**SET EXERCISE**
Copy every line that holds "this".

**DATASET ENTRIES**

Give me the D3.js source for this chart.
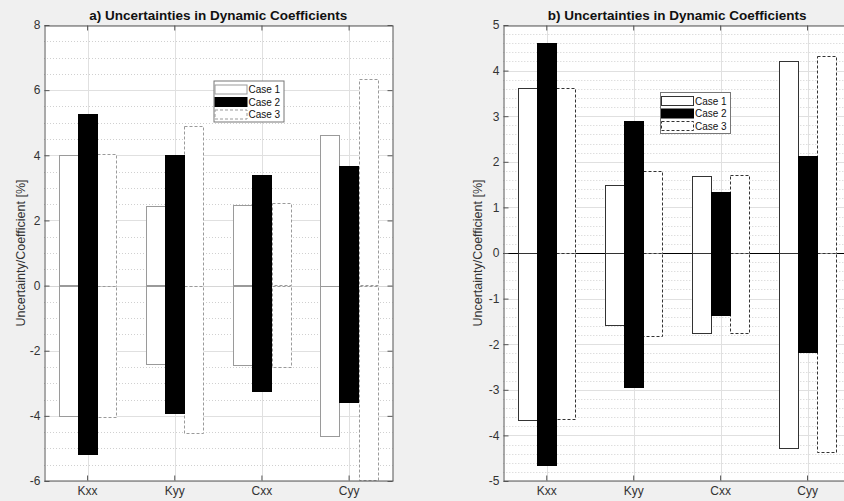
<!DOCTYPE html>
<html>
<head>
<meta charset="utf-8">
<script src="https://cdn.jsdelivr.net/npm/d3@7"></script>
<style>
  html, body { margin: 0; padding: 0; background: #f0f0f0; }
  svg { display: block; font-family: "Liberation Sans", Arial, Helvetica, sans-serif; }
</style>
</head>
<body>
<svg id="fig" width="844" height="501"></svg>
<script>
// ---- data ----
const categories = ["Kxx", "Kyy", "Cxx", "Cyy"];
const caseNames = ["Case 1", "Case 2", "Case 3"];

// panel a) upper / lower uncertainty bounds [%]
const aCase1Upper = [4.00, 2.43, 2.47, 4.63];
const aCase1Lower = [-4.00, -2.38, -2.42, -4.62];
const aCase2Upper = [5.26, 4.02, 3.39, 3.68];
const aCase2Lower = [-5.17, -3.91, -3.22, -3.55];
const aCase3Upper = [4.05, 4.90, 2.53, 6.33];
const aCase3Lower = [-4.03, -4.52, -2.50, -5.97];
const aTicks = [-6, -4, -2, 0, 2, 4, 6, 8];

// panel b) upper / lower uncertainty bounds [%]
const bCase1Upper = [3.61, 1.50, 1.69, 4.22];
const bCase1Lower = [-3.67, -1.57, -1.75, -4.27];
const bCase2Upper = [4.61, 2.90, 1.33, 2.13];
const bCase2Lower = [-4.65, -2.94, -1.37, -2.17];
const bCase3Upper = [3.61, 1.80, 1.70, 4.33];
const bCase3Lower = [-3.65, -1.82, -1.75, -4.37];
const bTicks = [-5, -4, -3, -2, -1, 0, 1, 2, 3, 4, 5];

const svg = d3.select("#fig");

function drawPanel(opt) {
  const { left, right, top, bottom, yDomain, ticks, minorStep, upper, lower,
          title, edge, dashEdge, zeroColor, legendPos } = opt;
  const g = svg.append("g");

  const x = d3.scaleBand().domain(categories).range([left, right]).paddingInner(0).paddingOuter(0);
  const y = d3.scaleLinear().domain(yDomain).range([bottom, top]);
  const groupW = x.bandwidth() * 0.667;
  const xs = d3.scaleBand().domain(caseNames).range([0, groupW]);

  // axes area
  g.append("rect").attr("x", left).attr("y", top)
    .attr("width", right - left).attr("height", bottom - top).attr("fill", "#fff");

  // minor horizontal grid (dotted)
  const minor = d3.range(yDomain[0], yDomain[1] + 1e-9, minorStep)
    .filter(v => !ticks.some(t => Math.abs(t - v) < 1e-6));
  g.append("g").selectAll("line").data(minor).join("line")
    .attr("x1", left).attr("x2", right)
    .attr("y1", d => Math.round(y(d)) + 0.5).attr("y2", d => Math.round(y(d)) + 0.5)
    .attr("stroke", "#d0d0d0").attr("stroke-width", 1).attr("stroke-dasharray", "1,2");

  // major grid
  g.append("g").selectAll("line").data(ticks).join("line")
    .attr("x1", left).attr("x2", right)
    .attr("y1", d => Math.round(y(d)) + 0.5).attr("y2", d => Math.round(y(d)) + 0.5)
    .attr("stroke", "#e0e0e0").attr("stroke-width", 1);
  g.append("g").selectAll("line").data(categories).join("line")
    .attr("x1", d => Math.round(x(d) + x.bandwidth() / 2) + 0.5)
    .attr("x2", d => Math.round(x(d) + x.bandwidth() / 2) + 0.5)
    .attr("y1", top).attr("y2", bottom)
    .attr("stroke", "#e0e0e0").attr("stroke-width", 1);

  // zero reference line
  g.append("line").attr("x1", left).attr("x2", right)
    .attr("y1", Math.round(y(0)) + 0.5).attr("y2", Math.round(y(0)) + 0.5)
    .attr("stroke", zeroColor).attr("stroke-width", 1);

  // bars: one rect above zero and one below zero for every case
  const styles = [
    { fill: "#fff", stroke: edge, dash: null },
    { fill: "#000", stroke: "#000", dash: null },
    { fill: "#fff", stroke: dashEdge, dash: "3,2" }
  ];
  const barData = [];
  caseNames.forEach((c, ci) => {
    categories.forEach((cat, k) => {
      [upper[ci][k], lower[ci][k]].forEach(v => {
        barData.push({ c, ci, cat, v });
      });
    });
  });
  // draw the dashed case last so its outline stays visible
  const order = [0, 2, 1];
  order.forEach(ci => {
    g.append("g").selectAll("rect").data(barData.filter(d => d.ci === ci)).join("rect")
      .attr("x", d => Math.round(x(d.cat) + (x.bandwidth() - groupW) / 2 + xs(d.c)) + 0.5)
      .attr("width", Math.round(xs.bandwidth()))
      .attr("y", d => Math.round(y(Math.max(0, d.v))) + 0.5)
      .attr("height", d => Math.round(Math.abs(y(d.v) - y(0))))
      .attr("fill", styles[ci].fill)
      .attr("stroke", styles[ci].stroke)
      .attr("stroke-width", 1)
      .attr("stroke-dasharray", styles[ci].dash);
  });

  // axes
  const axisColor = "#555";
  const yAxis = g.append("g").attr("transform", `translate(${Math.round(left) + 0.5},0)`)
    .call(d3.axisLeft(y).tickValues(ticks).tickSizeInner(-5).tickSizeOuter(0).tickPadding(4)
      .tickFormat(d => d < 0 ? "-" + Math.abs(d) : d));
  const yAxisR = g.append("g").attr("transform", `translate(${Math.round(right) - 0.5},0)`)
    .call(d3.axisRight(y).tickValues(ticks).tickSizeInner(-5).tickSizeOuter(0).tickFormat(""));
  const xAxis = g.append("g").attr("transform", `translate(0,${Math.round(bottom) - 0.5})`)
    .call(d3.axisBottom(x).tickSizeInner(-5).tickSizeOuter(0).tickPadding(6));
  const xAxisT = g.append("g").attr("transform", `translate(0,${Math.round(top) + 0.5})`)
    .call(d3.axisTop(x).tickSizeInner(-5).tickSizeOuter(0).tickFormat(""));
  [yAxis, yAxisR, xAxis, xAxisT].forEach(a => {
    a.select(".domain").attr("stroke", axisColor);
    a.selectAll(".tick line").attr("stroke", axisColor);
    a.selectAll("text").attr("fill", "#333").attr("font-size", "12px")
      .attr("font-family", "'Liberation Sans', Arial, sans-serif");
  });

  // y label
  g.append("text")
    .attr("transform", `translate(${opt.ylabelX},${(top + bottom) / 2}) rotate(-90)`)
    .attr("text-anchor", "middle").attr("dominant-baseline", "central")
    .attr("font-size", "12.5px").attr("fill", "#333")
    .text("Uncertainty/Coefficient [%]");

  // title
  g.append("text").attr("x", (left + right) / 2).attr("y", top - 5)
    .attr("text-anchor", "middle").attr("font-size", "13.5px").attr("font-weight", "bold")
    .attr("fill", "#111").text(title);

  // legend
  const lg = g.append("g").attr("transform", `translate(${legendPos[0]},${legendPos[1]})`);
  lg.append("rect").attr("x", 0.5).attr("y", 0.5).attr("width", 70).attr("height", 41)
    .attr("fill", "#fff").attr("stroke", "#777");
  caseNames.forEach((c, i) => {
    const yy = 4 + i * 12.5;
    lg.append("rect").attr("x", 1.5).attr("y", yy + 0.5).attr("width", 32).attr("height", 9)
      .attr("fill", styles[i].fill).attr("stroke", styles[i].stroke)
      .attr("stroke-dasharray", styles[i].dash);
    lg.append("text").attr("x", 35).attr("y", yy + 5).attr("dominant-baseline", "central")
      .attr("font-size", "10px").attr("fill", "#111").text(c);
  });
}

drawPanel({
  left: 44, right: 392.7, top: 25, bottom: 481,
  yDomain: [-6, 8], ticks: aTicks, minorStep: 0.5,
  upper: [aCase1Upper, aCase2Upper, aCase3Upper],
  lower: [aCase1Lower, aCase2Lower, aCase3Lower],
  title: "a) Uncertainties in Dynamic Coefficients",
  edge: "#9a9a9a", dashEdge: "#9a9a9a", zeroColor: "#d6d6d6",
  ylabelX: 21, legendPos: [213.5, 80.5]
});

drawPanel({
  left: 503.3, right: 851, top: 25, bottom: 481,
  yDomain: [-5, 5], ticks: bTicks, minorStep: 0.2,
  upper: [bCase1Upper, bCase2Upper, bCase3Upper],
  lower: [bCase1Lower, bCase2Lower, bCase3Lower],
  title: "b) Uncertainties in Dynamic Coefficients",
  edge: "#333", dashEdge: "#333", zeroColor: "#000",
  ylabelX: 478, legendPos: [660, 92]
});
</script>
</body>
</html>
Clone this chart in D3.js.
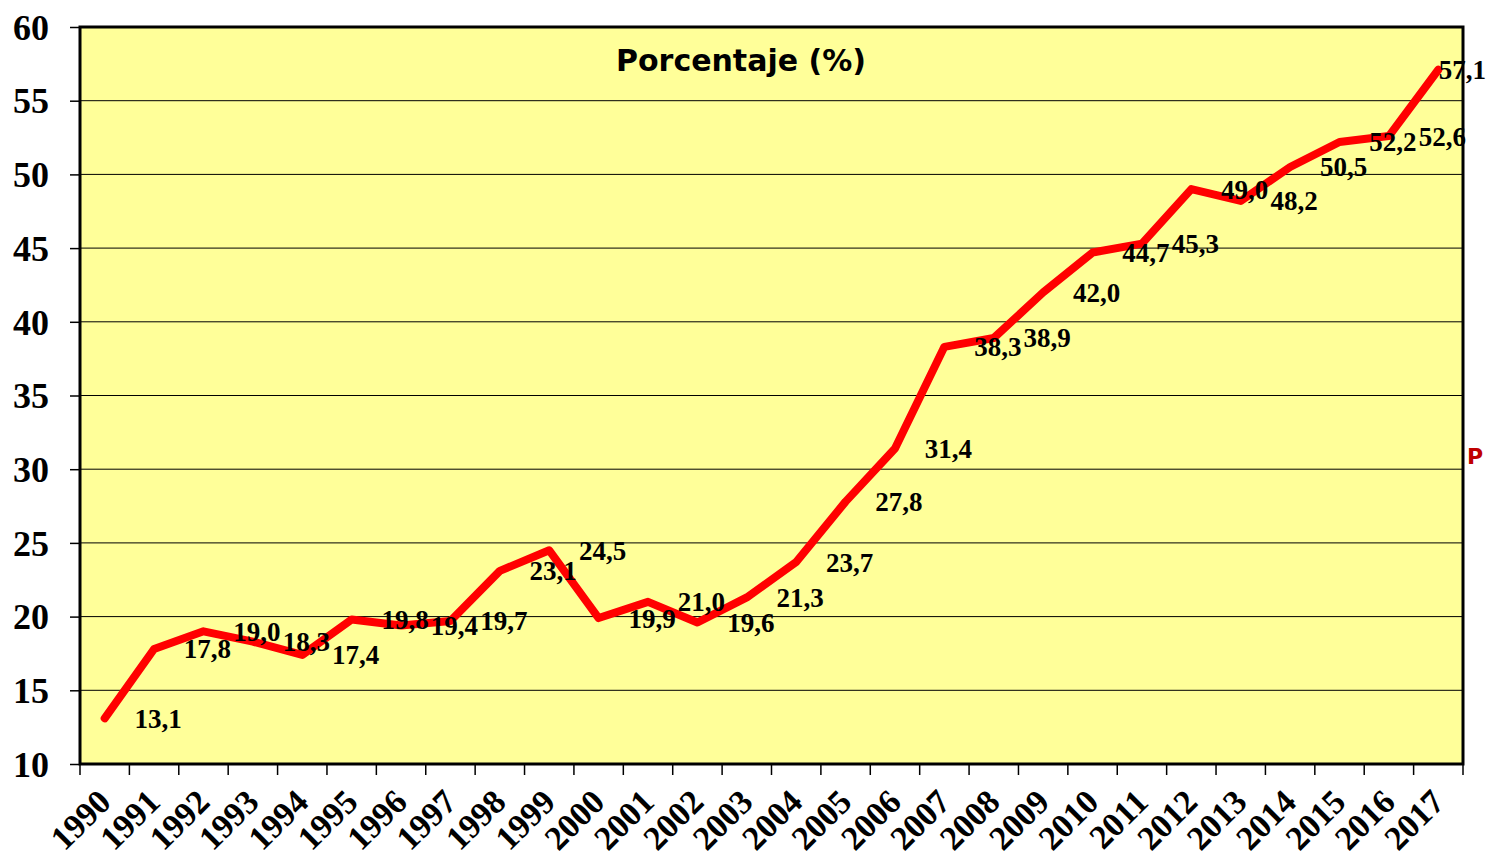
<!DOCTYPE html>
<html><head><meta charset="utf-8">
<script src="https://cdn.jsdelivr.net/npm/d3@7/dist/d3.min.js"></script>
<style>html,body{margin:0;padding:0;background:#fff;overflow:hidden}</style>
</head><body>
<svg id="c" width="1488" height="864"></svg>
<script>
const years = [1990,1991,1992,1993,1994,1995,1996,1997,1998,1999,2000,2001,2002,2003,2004,2005,2006,2007,2008,2009,2010,2011,2012,2013,2014,2015,2016,2017];
const values = [13.1,17.8,19.0,18.3,17.4,19.8,19.4,19.7,23.1,24.5,19.9,21.0,19.6,21.3,23.7,27.8,31.4,38.3,38.9,42.0,44.7,45.3,49.0,48.2,50.5,52.2,52.6,57.1];
const yTicks = [10,15,20,25,30,35,40,45,50,55,60];
const title = "Porcentaje (%)";

const svg = d3.select("#c");
const L = 80, R = 1463, T = 27, B = 764;
const x = d3.scaleBand().domain(years).range([L, R]).paddingInner(0).paddingOuter(0);
const y = d3.scaleLinear().domain([10, 60]).range([B, T]);
const cx = d => x(d) + x.bandwidth() / 2;
const serif = "'Liberation Serif','Times New Roman',serif";

// plot background
svg.append("rect").attr("x", L).attr("y", T).attr("width", R - L).attr("height", B - T).attr("fill", "#FFFF99");

// gridlines
svg.append("g").selectAll("line").data(yTicks.slice(1, -1)).join("line")
  .attr("x1", L).attr("x2", R).attr("y1", d => y(d)).attr("y2", d => y(d))
  .attr("stroke", "#000").attr("stroke-width", 1);

// y axis
const yAxis = svg.append("g").attr("transform", `translate(${L},0)`)
  .call(d3.axisLeft(y).tickValues(yTicks).tickSize(10).tickPadding(21).tickFormat(d3.format("d")));
yAxis.select(".domain").remove();
yAxis.selectAll(".tick line").attr("stroke", "#000").attr("stroke-width", 1.5);
yAxis.selectAll(".tick text").attr("font-family", serif).attr("font-weight", "bold").attr("font-size", 36).attr("fill", "#000").attr("dy", "0.34em");

// x ticks at band boundaries
const bounds = years.map(d => x(d)).concat([R]);
svg.append("g").selectAll("line").data(bounds).join("line")
  .attr("x1", d => d).attr("x2", d => d).attr("y1", B).attr("y2", B + 11)
  .attr("stroke", "#000").attr("stroke-width", 1.5);

// x labels
svg.append("g").selectAll("text").data(years).join("text")
  .attr("transform", d => `translate(${cx(d) + 8},${B + 40}) rotate(-45)`)
  .attr("text-anchor", "end")
  .attr("font-family", serif).attr("font-weight", "bold").attr("font-size", 34).attr("fill", "#000")
  .text(d => d);

// plot border
svg.append("rect").attr("x", L).attr("y", T).attr("width", R - L).attr("height", B - T)
  .attr("fill", "none").attr("stroke", "#000").attr("stroke-width", 3);

// line
const line = d3.line().x((d, i) => cx(years[i])).y(d => y(d));
svg.append("path").datum(values).attr("d", line)
  .attr("fill", "none").attr("stroke", "#FF0000").attr("stroke-width", 8)
  .attr("stroke-linejoin", "round").attr("stroke-linecap", "round");

// value labels (offset one category to the right as in source)
const fmt = v => v.toFixed(1).replace(".", ",");
const last = years.length - 1;
svg.append("g").selectAll("text").data(values).join("text")
  .attr("x", (d, i) => i < last ? cx(years[i + 1]) + 4 : R + 23)
  .attr("y", d => y(d))
  .attr("dy", "0.35em")
  .attr("text-anchor", (d, i) => i < last ? "middle" : "end")
  .attr("font-family", serif).attr("font-weight", "bold").attr("font-size", 27).attr("fill", "#000")
  .text(fmt);

// title
svg.append("text").attr("x", 741).attr("y", 71).attr("text-anchor", "middle")
  .attr("font-family", "'DejaVu Sans',Verdana,sans-serif").attr("font-weight", "bold").attr("font-size", 30)
  .attr("fill", "#000").text(title);

// red legend text at right edge (cut off in source)
svg.append("text").attr("x", 1467).attr("y", 464)
  .attr("font-family", "'DejaVu Sans',Verdana,sans-serif").attr("font-weight", "bold").attr("font-size", 22)
  .attr("fill", "#C00000").text("P");
</script>
</body></html>
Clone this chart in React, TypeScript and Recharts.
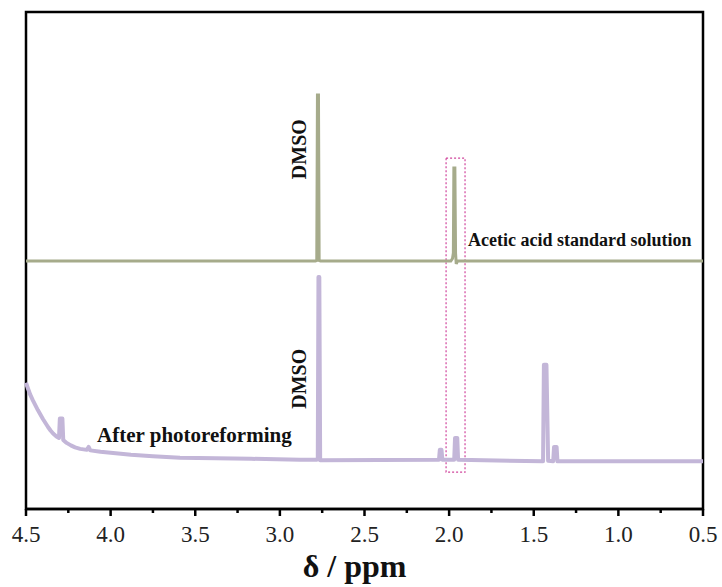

**COMPLETED EXERCISE**
Give me the D3.js source for this chart.
Clone this chart in D3.js.
Clone this chart in React, TypeScript and Recharts.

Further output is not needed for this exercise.